Эти творческие установки, типичные для всех произведений Пушкина, присущи и его поздним поэмам 1833 г. — «Анджело» и «Медный всадник».
«Анджело» (1833). «Наши критики, — говорил Пушкин своему приятелю П.В. Нащокину, — не обратили внимания на эту пьесу и думают, что это одно из слабых моих сочинений, тогда как ничего лучшего я не писал». Мнение критики удержалось на долгое время. Последующее изучение поэмы изменило отрицательный взгляд на ее содержание. Литературоведы интерпретировали поэму то в биографическом плане, полагая, что в ней отразилась странная привязанность Александра I к небезызвестному A.A. Аракчееву, то в космическом: образ Анджело представляет собой персонификацию древнейшего эсхатологического мифа.
Особо пристальному рассмотрению подвергся литературный источник поэмы — пьеса Шекспира «Мера за меру». В результате сравнения драмы и поэмы исследователи пришли к выводу, что Пушкин был вполне самостоятелен и создал свою трагедийную коллизию, отвечавшую его творческим идеям, ставшим для него актуальными именно в 1830-е годы. В этой связи учеными была отмечена связь поэмы «Анджело» с «маленькими трагедиями». Действительно, поэма сразу вводит в действие, причем это действие есть развитие одной мысли, которая, освобожденная от пейзажной и бытовой живописи, проясняется в ходе развертывания эпизодов. Пушкину важно, иначе говоря, мотивировать и доказать мысль, а не социально и исторически обосновать сюжет. Фабула и сюжет в данном случае становятся инструментами, с помощью которых мысль выступает обнаженной, ясной и прозрачной. Поэтому историческая и социальная мотивировка отодвинута на второй план. Вследствие этого место действия неопределенно, а время и вовсе не названо. Все это напоминает сказочный или новеллистический зачин.
Пушкин строит трагедийную коллизию, чтобы решить колоссальную по своему масштабу идею общечеловеческого значения.
В центре поэмы — правитель эпохи Возрождения. Позднее XVIII в. назовет его идеалом просвещенного государя. Дук (герцог) — не тиран, не деспот. Он — заботливый «отец» своего народа. В его державе нет казней, не действует карающий Закон. Народ тоже любил Дука и «вовсе не боялся» . Однако Дука терзали сомнения: Закон спал, нравы распустились, правосудие дремало и не имело никакого авторитета, общий порядок был упущен. Дук «чувствовал в душе своей незлобной» падение порядка и хотел его восстановить, но не знал, как это сделать. И тогда он ставит «государственно-нравственный» эксперимент: на время снимает с себя бремя верховной власти и отдает его в другие руки.

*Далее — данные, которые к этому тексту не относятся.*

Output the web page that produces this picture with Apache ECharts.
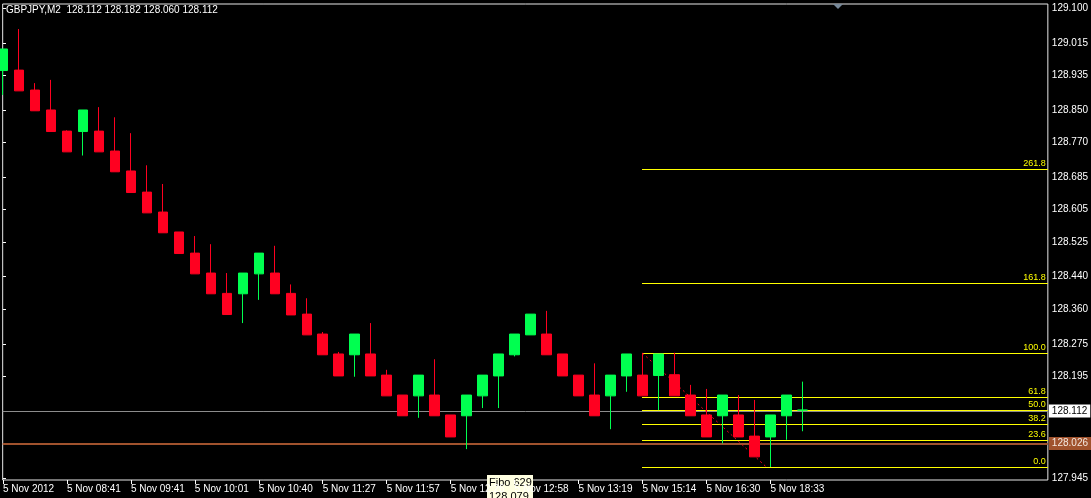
<!DOCTYPE html>
<html>
<head>
<meta charset="utf-8">
<script src="https://cdn.jsdelivr.net/npm/echarts@6/dist/echarts.min.js"></script>
<style>
html,body{margin:0;padding:0;background:#000;}
#chart{width:1091px;height:498px;}
</style>
</head>
<body>
<div id="chart"></div>
<script>
// ---- data ----
const symbolTitle = 'GBPJPY,M2  128.112 128.182 128.060 128.112';
const opens  = [128.947,128.948,128.899,128.850,128.798,128.797,128.798,128.749,128.700,128.648,128.599,128.550,128.498,128.449,128.399,128.398,128.447,128.449,128.399,128.348,128.299,128.250,128.248,128.250,128.198,128.149,128.147,128.149,128.100,128.098,128.147,128.196,128.248,128.297,128.299,128.250,128.198,128.149,128.147,128.196,128.198,128.197,128.199,128.149,128.100,128.098,128.100,128.048,128.046,128.098,128.112];
const highs  = [129.000,129.049,128.916,128.924,128.800,128.850,128.857,128.832,128.793,128.714,128.668,128.550,128.540,128.520,128.449,128.449,128.498,128.516,128.421,128.387,128.304,128.255,128.299,128.326,128.211,128.149,128.198,128.237,128.100,128.149,128.198,128.250,128.299,128.348,128.356,128.250,128.198,128.227,128.198,128.250,128.252,128.250,128.253,128.174,128.164,128.149,128.149,128.137,128.100,128.149,128.182];
const lows   = [128.887,128.897,128.848,128.797,128.747,128.738,128.747,128.698,128.647,128.597,128.548,128.497,128.447,128.398,128.347,128.326,128.383,128.398,128.346,128.297,128.248,128.196,128.194,128.196,128.147,128.098,128.093,128.098,128.046,128.016,128.117,128.117,128.244,128.297,128.248,128.196,128.147,128.098,128.065,128.157,128.147,128.112,128.147,128.098,128.046,128.030,128.046,127.997,127.972,128.039,128.060];
const closes = [129.000,128.897,128.848,128.797,128.747,128.850,128.747,128.698,128.647,128.597,128.548,128.497,128.447,128.398,128.347,128.449,128.498,128.398,128.346,128.297,128.248,128.196,128.299,128.196,128.147,128.098,128.198,128.098,128.046,128.149,128.198,128.250,128.299,128.348,128.248,128.196,128.147,128.098,128.198,128.250,128.147,128.250,128.147,128.098,128.046,128.149,128.046,127.997,128.100,128.149,128.112];

const xTickIdx    = [0,4,8,12,16,20,24,28,32,36,40,44,48];
const xTickLabels = ['5 Nov 2012','5 Nov 08:41','5 Nov 09:41','5 Nov 10:01','5 Nov 10:40','5 Nov 11:27','5 Nov 11:57','5 Nov 12:26','5 Nov 12:58','5 Nov 13:19','5 Nov 15:14','5 Nov 16:30','5 Nov 18:33'];
const yTickLabels = ['129.100','129.015','128.935','128.850','128.770','128.685','128.605','128.525','128.440','128.360','128.275','128.195','127.945'];

const bidPrice = 128.112;
const hLinePrice = 128.026;
const fiboStartIdx = 40, fiboEndIdx = 47.75;
const fibo100 = 128.252, fibo0 = 127.972;
const fiboLevels = [0, 23.6, 38.2, 50.0, 61.8, 100.0, 161.8, 261.8];
const fiboLabels = ['0.0','23.6','38.2','50.0','61.8','100.0','161.8','261.8'];
const tipTitle = 'Fibo 629', tipValue = '128.079';

// ---- build ----
const X_MIN = -0.02, X_MAX = 65.355;
const Y_MIN = 127.9401, Y_MAX = 129.1106;
const UP = '#00ff50', DOWN = '#ff0020', YEL = '#ffff00';
const FONT = 'Liberation Sans, Arial, sans-serif';

const candleData = opens.map((o, i) => {
  const item = { value: [i, o, closes[i], lows[i], highs[i]] };
  if (o === closes[i]) {
    item.itemStyle = { color: UP, color0: UP, borderColor: UP, borderColor0: UP };
  }
  return item;
});

const fiboData = fiboLevels.map((lv, k) => [fiboStartIdx, fibo0 + (fibo100 - fibo0) * lv / 100, k]);

function renderFibo(params, api) {
  const k = api.value(2);
  const pt = api.coord([api.value(0), api.value(1)]);
  const y = Math.round(pt[1]) + 0.5;
  const right = params.coordSys.x + params.coordSys.width;
  return {
    type: 'group',
    children: [
      { type: 'line', shape: { x1: Math.round(pt[0]), y1: y, x2: right, y2: y }, style: { stroke: YEL, lineWidth: 1 } },
      { type: 'text', style: { text: fiboLabels[k], x: right - 2, y: y - 1.5, align: 'right', verticalAlign: 'bottom',
        fill: YEL, fontSize: 9, fontFamily: FONT } }
    ]
  };
}

const chart = echarts.init(document.getElementById('chart'), null, { renderer: 'canvas' });
chart.setOption({
  animation: false,
  backgroundColor: '#000',
  textStyle: { fontFamily: FONT },
  grid: { left: 2, right: 43, top: 4, bottom: 18, show: true, borderColor: '#e8e8e8', borderWidth: 1, backgroundColor: 'transparent' },
  xAxis: {
    type: 'value', min: X_MIN, max: X_MAX,
    axisLine: { show: false },
    splitLine: { show: false },
    axisTick: { show: true, customValues: xTickIdx, length: 4, lineStyle: { color: '#fff' } },
    axisLabel: { show: true, customValues: xTickIdx, align: 'left', margin: 4, color: '#fff', fontSize: 10, fontFamily: FONT,
      formatter: v => xTickLabels[xTickIdx.indexOf(Math.round(v))] || '' }
  },
  yAxis: {
    type: 'value', position: 'right', min: Y_MIN, max: Y_MAX, scale: true,
    axisLine: { show: false },
    splitLine: { show: false },
    axisTick: { show: true, customValues: yTickLabels.map(Number), length: 3, lineStyle: { color: '#fff' } },
    axisLabel: { show: true, customValues: yTickLabels.map(Number), margin: 4, color: '#fff', fontSize: 10, fontFamily: FONT,
      formatter: v => v.toFixed(3) }
  },
  series: [
    {
      type: 'candlestick',
      encode: { x: 0, y: [1, 2, 3, 4] },
      data: candleData,
      barWidth: 10,
      itemStyle: { color: UP, color0: DOWN, borderColor: UP, borderColor0: DOWN, borderWidth: 1 },
      z: 3,
      markLine: {
        z: 1, silent: true, symbol: 'none', animation: false,
        emphasis: { disabled: true },
        data: [
          { yAxis: bidPrice, lineStyle: { color: '#8c8c8c', width: 1, type: 'solid' },
            label: { show: true, position: 'end', distance: 1, formatter: bidPrice.toFixed(3), color: '#000',
              backgroundColor: '#fff', padding: [2, 3, 1, 3], fontSize: 10, fontFamily: FONT } },
          { yAxis: hLinePrice, lineStyle: { color: '#a0522d', width: 2, type: 'solid' },
            label: { show: true, position: 'end', distance: 1, formatter: hLinePrice.toFixed(3), color: '#f4e8e0',
              backgroundColor: '#a0522d', padding: [2, 3, 1, 3], fontSize: 10, fontFamily: FONT } }
        ]
      }
    },
    {
      type: 'custom',
      renderItem: renderFibo,
      data: fiboData,
      encode: { x: 0, y: 1 },
      z: 2,
      silent: true,
      clip: false
    },
    {
      type: 'line',
      data: [[fiboStartIdx, fibo100], [fiboEndIdx, fibo0]],
      symbol: 'none',
      lineStyle: { color: DOWN, width: 1, type: [2, 3] },
      z: 2,
      silent: true
    }
  ],
  graphic: [
    { type: 'text', left: 6, top: 5, z: 10, style: { text: symbolTitle, fill: '#fff', fontSize: 10, fontFamily: FONT } },
    { type: 'polygon', z: 10, shape: { points: [[833, 4], [843, 4], [838, 9]] }, style: { fill: '#778899' } },
    { type: 'group', left: 487, top: 475, z: 20, children: [
      { type: 'rect', shape: { x: 0, y: 0, width: 46, height: 30 }, style: { fill: '#ffffe1' } },
      { type: 'text', x: 2, y: 1, style: { text: tipTitle + '\n' + tipValue, fill: '#000', fontSize: 11, lineHeight: 14, fontFamily: FONT } }
    ] }
  ]
});
</script>
</body>
</html>
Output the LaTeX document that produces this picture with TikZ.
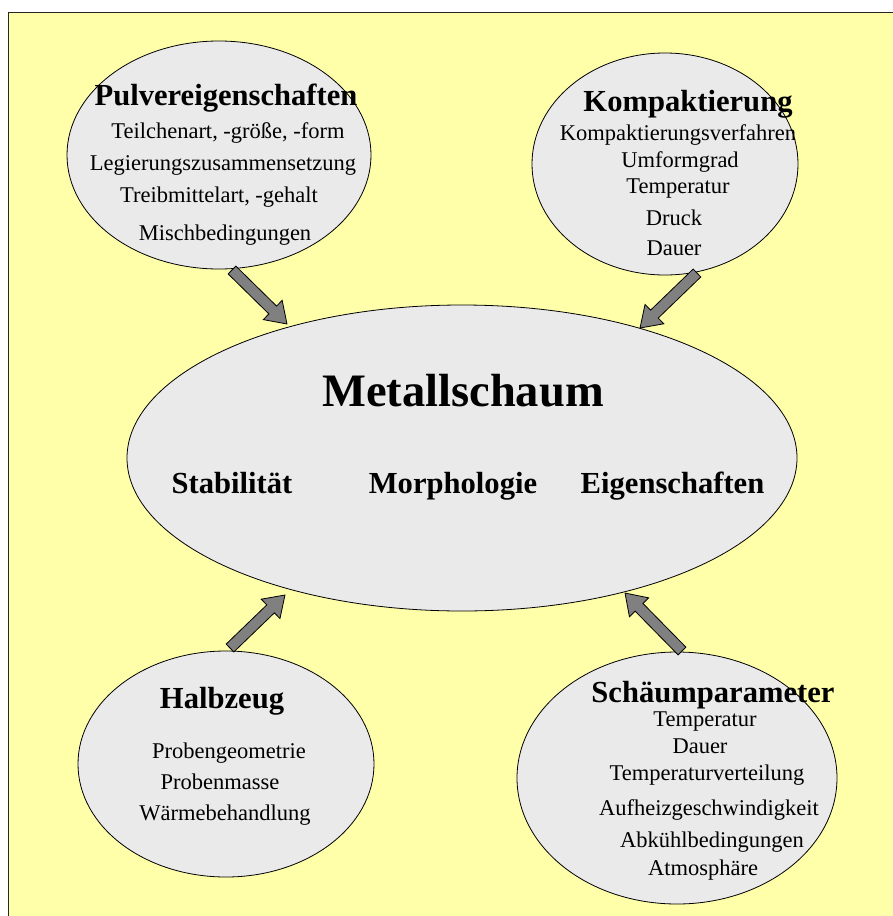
\documentclass[tikz,border=0pt]{standalone}
\usepackage{fontspec}
\setmainfont{Liberation Serif}
\usetikzlibrary{shapes.geometric,calc}
\definecolor{bgyellow}{RGB}{255,255,170}
\definecolor{ellgray}{RGB}{234,234,234}
\definecolor{arrgray}{RGB}{128,128,128}
\tikzset{
  bubble/.style={ellipse, draw=black, line width=0.8pt, fill=ellgray, inner sep=0pt},
  ttl/.style={anchor=base, inner sep=0pt, font=\fontsize{30.6}{34}\selectfont\bfseries},
  itm/.style={anchor=base, inner sep=0pt, font=\fontsize{22.5}{26}\selectfont},
  big/.style={anchor=base, inner sep=0pt, font=\fontsize{46.5}{50}\selectfont\bfseries},
  blockarrow/.style={draw=black, line width=0.8pt, fill=arrgray, line join=miter}
}
\newcommand\blockarr[2]{%
  \path[blockarrow] let \p1=($(#2)-(#1)$), \n1={atan2(\y1,\x1)}, \n2={veclen(\x1,\y1)} in
    [shift={(#1)}, rotate=\n1]
    (0,-5.5) -- (\n2-20,-5.5) -- (\n2-20,-13.5) -- (\n2,0) -- (\n2-20,13.5) -- (\n2-20,5.5) -- (0,5.5) -- cycle;}
\begin{document}
\begin{tikzpicture}[x=1pt,y=-1pt]
\useasboundingbox (0,0) rectangle (893,916);
\draw[fill=bgyellow, draw=black!85, line width=0.8pt] (8.5,12) rectangle (905,930);

% ellipses
\node[bubble, minimum width=304pt, minimum height=228pt] (pulv) at (219,155) {};
\node[bubble, minimum width=266pt, minimum height=222pt] (komp) at (665,164) {};
\node[bubble, minimum width=670pt, minimum height=306pt] (ms) at (462,458) {};
\node[bubble, minimum width=296pt, minimum height=226pt] (halb) at (226,764) {};
\node[bubble, minimum width=320pt, minimum height=252pt] (schaum) at (677,778) {};

% Pulvereigenschaften
\node[ttl] (pt) at (226,105) {Pulvereigenschaften};
\node[itm] (p1) at (228,138) {Teilchenart, -größe, -form};
\node[itm] (p2) at (223,170) {Legierungszusammensetzung};
\node[itm] (p3) at (219,202) {Treibmittelart, -gehalt};
\node[itm] (p4) at (225,240) {Mischbedingungen};

% Kompaktierung
\node[ttl] (kt) at (688,111) {Kompaktierung};
\node[itm] (k1) at (678,140) {Kompaktierungsverfahren};
\node[itm] (k2) at (680,167) {Umformgrad};
\node[itm] (k3) at (678,193) {Temperatur};
\node[itm] (k4) at (674,225) {Druck};
\node[itm] (k5) at (674,255) {Dauer};

% Metallschaum
\node[big] (mt) at (463,406) {Metallschaum};
\node[ttl] (m1) at (232,493) {Stabilität};
\node[ttl] (m2) at (453,493) {Morphologie};
\node[ttl] (m3) at (672.5,493) {Eigenschaften};

% Halbzeug
\node[ttl] (ht) at (222,708) {Halbzeug};
\node[itm] (h1) at (229,758) {Probengeometrie};
\node[itm] (h2) at (220,789) {Probenmasse};
\node[itm] (h3) at (225,820) {Wärmebehandlung};

% Schaeumparameter
\node[ttl] (st) at (713,702) {Schäumparameter};
\node[itm] (s1) at (705,726) {Temperatur};
\node[itm] (s2) at (700,753) {Dauer};
\node[itm] (s3) at (707,780) {Temperaturverteilung};
\node[itm] (s4) at (709,815) {Aufheizgeschwindigkeit};
\node[itm] (s5) at (712,847) {Abkühlbedingungen};
\node[itm] (s6) at (703,875) {Atmosphäre};

% arrows
\coordinate (a1s) at (232,270); \coordinate (a1e) at (287,324);
\coordinate (a2s) at (697,273); \coordinate (a2e) at (640,328);
\coordinate (a3s) at (230,648); \coordinate (a3e) at (285,595);
\coordinate (a4s) at (682,651); \coordinate (a4e) at (625,593);
\blockarr{a1s}{a1e}
\blockarr{a2s}{a2e}
\blockarr{a3s}{a3e}
\blockarr{a4s}{a4e}
\end{tikzpicture}
\end{document}
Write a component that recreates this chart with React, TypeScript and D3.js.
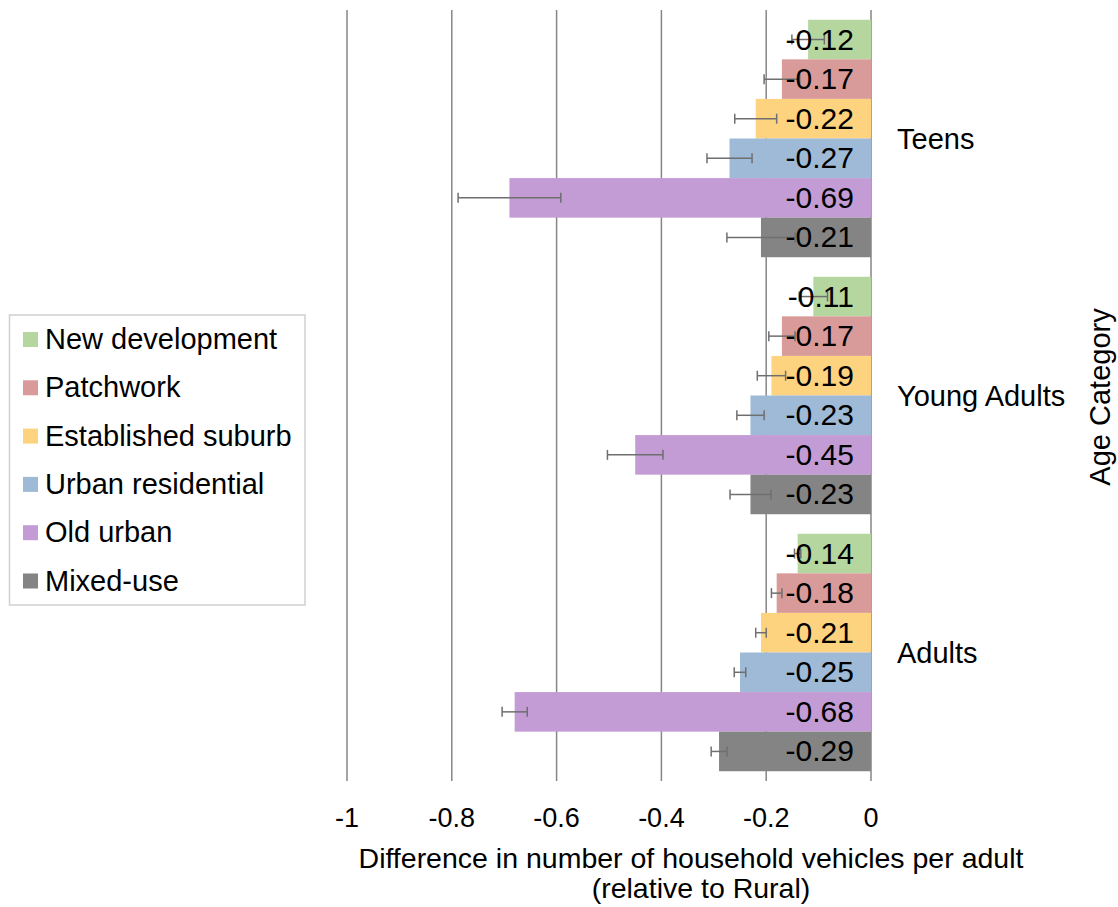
import React from "react";
import * as d3 from "d3";

const categories = ["Teens", "Young Adults", "Adults"];
const seriesNames = [
  "New development",
  "Patchwork",
  "Established suburb",
  "Urban residential",
  "Old urban",
  "Mixed-use",
];
const seriesColors = ["#B5D79F", "#D99B9A", "#FED37F", "#9EBAD7", "#C39CD5", "#848484"];
// values per category (rows) per series (columns)
const teensValues = [-0.12, -0.17, -0.22, -0.27, -0.69, -0.21];
const youngAdultsValues = [-0.11, -0.17, -0.19, -0.23, -0.45, -0.23];
const adultsValues = [-0.14, -0.18, -0.21, -0.25, -0.68, -0.29];
const teensErrors = [0.031, 0.034, 0.04, 0.043, 0.098, 0.065];
const youngAdultsErrors = [0.027, 0.025, 0.027, 0.026, 0.053, 0.039];
const adultsErrors = [0.006, 0.01, 0.01, 0.011, 0.024, 0.015];
const xTicks = [-1, -0.8, -0.6, -0.4, -0.2, 0];
const xTitle1 = "Difference in number of household vehicles per adult";
const xTitle2 = "(relative to Rural)";
const yTitle = "Age Category";

const valuesByCat = [teensValues, youngAdultsValues, adultsValues];
const errorsByCat = [teensErrors, youngAdultsErrors, adultsErrors];

const FONT = "'Liberation Sans', Arial, sans-serif";

export default function App() {
  const x = d3.scaleLinear().domain([-1, 0]).range([347, 871]);
  const y0 = d3
    .scaleBand<string>()
    .domain(categories)
    .range([10, 781])
    .paddingInner(0.076)
    .paddingOuter(0.038);
  const y1 = d3
    .scaleBand<string>()
    .domain(seriesNames)
    .range([0, y0.bandwidth()]);

  const fmt = (v: number) => d3.format(".2f")(v).replace("−", "-");

  return (
    <svg
      width={1118}
      height={907}
      style={{ position: "absolute", left: 0, top: 0, display: "block" }}
      fontFamily={FONT}
    >
      <rect x={0} y={0} width={1118} height={907} fill="#fff" />
      {/* gridlines */}
      {xTicks.map((t) => (
        <line
          key={"g" + t}
          x1={x(t)}
          x2={x(t)}
          y1={10}
          y2={781}
          stroke="#868686"
          strokeWidth={1.5}
        />
      ))}
      {/* bars */}
      {categories.map((c, ci) => (
        <g key={c} transform={`translate(0,${y0(c)})`}>
          {seriesNames.map((s, si) => {
            const v = valuesByCat[ci][si];
            return (
              <rect
                key={s}
                x={x(v)}
                y={y1(s)}
                width={x(0) - x(v)}
                height={y1.bandwidth()}
                fill={seriesColors[si]}
              />
            );
          })}
        </g>
      ))}
      {/* error bars */}
      {categories.map((c, ci) => (
        <g key={"e" + c} transform={`translate(0,${y0(c)})`}>
          {seriesNames.map((s, si) => {
            const v = valuesByCat[ci][si];
            const e = errorsByCat[ci][si];
            const cy = (y1(s) as number) + y1.bandwidth() / 2;
            return (
              <g key={s} stroke="#6f6f6f" strokeWidth={1.5}>
                <line x1={x(v - e)} x2={x(v + e)} y1={cy} y2={cy} />
                <line x1={x(v - e)} x2={x(v - e)} y1={cy - 5} y2={cy + 5} />
                <line x1={x(v + e)} x2={x(v + e)} y1={cy - 5} y2={cy + 5} />
              </g>
            );
          })}
        </g>
      ))}
      {/* value labels */}
      {categories.map((c, ci) => (
        <g key={"l" + c} transform={`translate(0,${y0(c)})`}>
          {seriesNames.map((s, si) => {
            const v = valuesByCat[ci][si];
            const cy = (y1(s) as number) + y1.bandwidth() / 2;
            return (
              <text
                key={s}
                x={854}
                y={cy + 10}
                textAnchor="end"
                fontSize={30}
                fill="#000"
              >
                {fmt(v)}
              </text>
            );
          })}
        </g>
      ))}
      {/* category labels */}
      {categories.map((c) => (
        <text
          key={"c" + c}
          x={897}
          y={(y0(c) as number) + y0.bandwidth() / 2 + 10}
          fontSize={29}
          fill="#000"
        >
          {c}
        </text>
      ))}
      {/* y title */}
      <text
        transform={`translate(1110,397) rotate(-90)`}
        textAnchor="middle"
        fontSize={29}
        fill="#000"
      >
        {yTitle}
      </text>
      {/* x tick labels */}
      {xTicks.map((t) => (
        <text
          key={"t" + t}
          x={x(t)}
          y={827}
          textAnchor="middle"
          fontSize={27}
          fill="#000"
        >
          {String(t)}
        </text>
      ))}
      <text x={691} y={868} textAnchor="middle" fontSize={28.5} fill="#000">
        {xTitle1}
      </text>
      <text x={701} y={898} textAnchor="middle" fontSize={28.5} fill="#000">
        {xTitle2}
      </text>
      {/* legend */}
      <g>
        <rect x={9.5} y={315} width={295.5} height={290} fill="#fff" stroke="#d0d0d0" strokeWidth={1.5} />
        {seriesNames.map((s, i) => {
          const cy = 339.5 + i * 48.3;
          return (
            <g key={"lg" + s}>
              <rect x={23} y={cy - 7.5} width={15} height={15} fill={seriesColors[i]} />
              <text x={45} y={cy + 9.5} fontSize={29} fill="#000">
                {s}
              </text>
            </g>
          );
        })}
      </g>
    </svg>
  );
}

Выбор Дука (человека Возрождения) пал на Анджело (человека Средневековья), мрачного, сурового, строгого, аскетичного, нравственно нетерпимого, верящего в формальную силу Закона, фанатично преданного долгу и истощающегося себя в науках и посте. Анджело получает из рук герцога власть наместника и неограниченные права. Сам же Дук «пустился странствовать, как древний паладин».
Совершенно естественно, что при Анджело «все тотчас другим порядком протекло».
Последовавшая трагическая коллизия основана на одном древнем жестоком законе, о котором никто уже не помнил: «Закон сей изрекал Прелюбодею смерть»
156 . Однако Анджело, отыскав его в «громаде уложенья», «на свет пустил для исполненъя». Он руководился благими намерениями — исправить ослабевшие нравы и укрепить авторитет Закона.Правление Анджело не принесло народу счастья: Закон не только не восторжествовал, но породил множество нарушителей и преступников, одним из которых стал сам Анджело. Нравы не исправились, а ужесточились.
Дук поставил опыт, в ходе которого убедился, что соблюдение Закона не избавляет от зла. Жестокость и суровость хуже добра и милости. Дук интуитивно чувствовал, что «всемирный закон любви», как выразился Данте, дан Богом, который есть Любовь, и потому творил милость, прощая оступившихся и грешников. Но применительно к Анджело Дук изменил себе: видя, сколь изощренны и тягостны преступления Анджело, суверен приказал казнить его. Иначе говоря, Дук отступил от Богом данного принципа любви, милости, прощения. Следовательно, Дук, действуя как правитель, проявил слабость, свойственную ему как человеку. Такую позицию можно понять, но нельзя принять.
Анджело действительно виноват. Пушкин особенно ценил в трагедии Шекспира «Мера за меру» глубину характера Анджело. «У Шекспира, — писал он, — лицемер произносит судебный приговор с тщеславною стро-гостию, но справедливо; он оправдывает свою жестокость глубокомысленным суждением государственного человека; он обольщает невинность сильными увлекательными софизмами, не смешною смесью набожности и волокитства. Анджело лицемер — потому что его гласные действия про-тивуречат тайным страстям!»